Yes, all portable air conditioners must vent hot exhaust air outside through a window, sliding door, or wall vent. The exhaust hose carries heat removed from the room to the outdoors — without this, you're just moving heat around inside the room, which actually makes it warmer because the compressor generates additional heat. Single-hose portables pull room air across the condenser and exhaust it outside, which creates negative pressure that draws warm outside air in through cracks. Dual-hose models pull outdoor air through one hose for condenser cooling and exhaust through the other, improving efficiency by 10-15% and eliminating the negative pressure problem.

What SEER or CEER rating should I look for?

For window units, look for CEER 11 or higher — CEER 10 is the bare minimum that meets federal standards, while CEER 12-14 is the efficient range worth paying extra for. For portable units, CEER 8-10 is typical because of their inherent efficiency disadvantage; CEER 9+ is the threshold for a good portable. For mini-splits, SEER 18+ is the efficient tier — the federal minimum is SEER 14, but inverter-driven mini-splits routinely achieve SEER 20-25. ENERGY STAR certification requires CEER of 11+ for window units and SEER of 16+ for mini-splits. Units meeting ENERGY STAR Most Efficient criteria push CEER 14+ and SEER 22+.

Can I install a mini-split air conditioner myself?

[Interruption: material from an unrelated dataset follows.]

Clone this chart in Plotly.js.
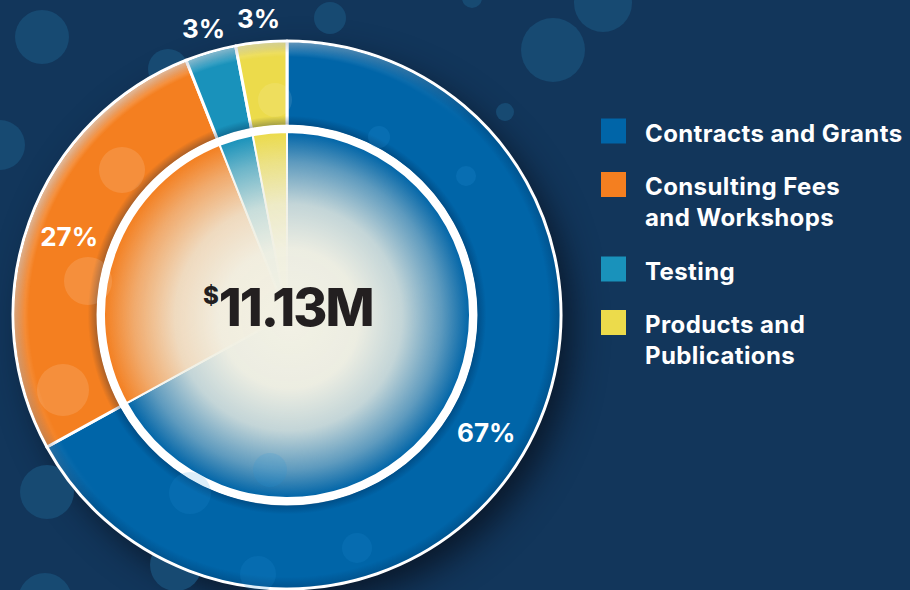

DIY mini-split installation is possible if you buy a pre-charged system with quick-connect refrigerant lines — these kits cost $700-$1,400 and don't require an HVAC license, vacuum pump, or refrigerant handling. They need a 3-inch hole through an exterior wall, a dedicated 220V circuit (which does require an electrician in most jurisdictions), and a stable mounting surface. Traditional mini-splits that need refrigerant line flaring, vacuum purging, and charge adjustment absolutely require a licensed HVAC technician — improper installation loses 10-30% efficiency and voids the warranty. If you're not comfortable running a new circuit and drilling through your exterior wall, hire a pro.

How long do air conditioners last?

Window and portable units typically last 8-10 years with proper maintenance: regular filter cleaning every 2-4 weeks during use, and off-season storage indoors for window units. Through-wall units have a similar 10-12 year lifespan since they're permanently installed and protected from handling damage. Mini-splits are the longest-lived option at 12-15 years for the indoor air handler and 15-20 years for the outdoor compressor unit, provided the filters are cleaned monthly and the outdoor coil stays free of debris. The number one lifespan killer across all types is a dirty filter — it forces the compressor to work harder, overheating the refrigerant and shortening compressor life by 3-5 years.

Do I need a 115V or 230V air conditioner?

Most window and portable units under 12,000 BTU run on a standard 115V household outlet — the same outlet that powers your lamps and TV. Units rated 12,000-15,000 BTU are available in both 115V and 230V configurations; buy the 115V version if you're plugging into a standard wall outlet, but verify the circuit has enough capacity since a 12,000 BTU unit draws 10-12 amps. Avoid sharing the circuit with other high-draw appliances like microwaves or space heaters. Units above 15,000 BTU and all mini-splits require a 230V circuit, which typically needs a dedicated breaker and may require an electrician to install. Never use an extension cord or power strip — it's the leading cause of AC-related electrical fires.